13. The system of claim 12, wherein the metadata model builder acquires metadata instances automatically from an enterprise database system, manually through user input, or through a combination of automatic acquisition from the enterprise database system and manual user input.

14. The system of claim 13, wherein the metadata model builder dynamically detects a change in the enterprise database system and updates a portion of the metadata model affected by the change.

15. The system of claim 13, wherein the enterprise database system is one of a customer relationship management (CRM) system, an enterprise resource planning (ERP) system, or an active directory (AD) system.
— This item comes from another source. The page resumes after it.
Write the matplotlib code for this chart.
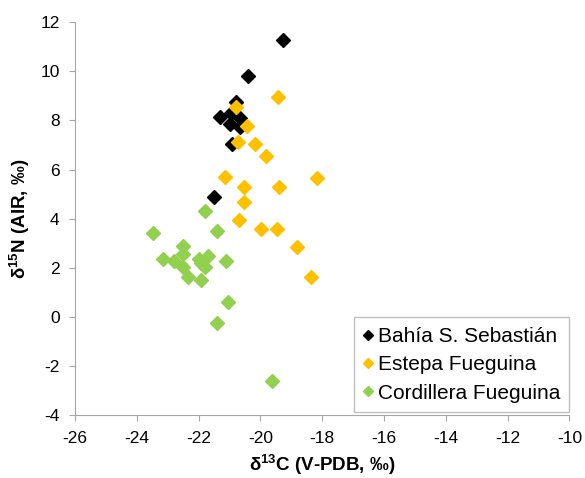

16. The system of claim 12, wherein the metadata model builder acquires metadata categories and relationships among said metadata categories from a first enterprise database system, acquires metadata categories and relationships among said metadata categories from a second enterprise database system, and combines one or more of the metadata categories acquired from the first enterprise database system with one or more metadata categories acquired from the second enterprise database system, in accordance with the acquired relationships among the metadata categories, in order to produce the n-dimensional graph.

17. The system of claim 12, wherein each metadata instance is associated with a globally unique identifier.

18. The system of claim 12, wherein each metadata instance is associated with user-access rights, one of the user-access rights determining whether that metadata instance is available for use by a given user to classify information objects, and another one of the user-access rights determining whether that metadata instance is available for use by a given user to search for information objects.

19. The system of claim 18, wherein another one of the user-access rights associated with each metadata instance determines whether a given user is authorized to modify that metadata instance.

20. The system of claim 12, wherein each metadata instance is associated with at least one synonym, at least one language variation, or at least one synonym and one language variation.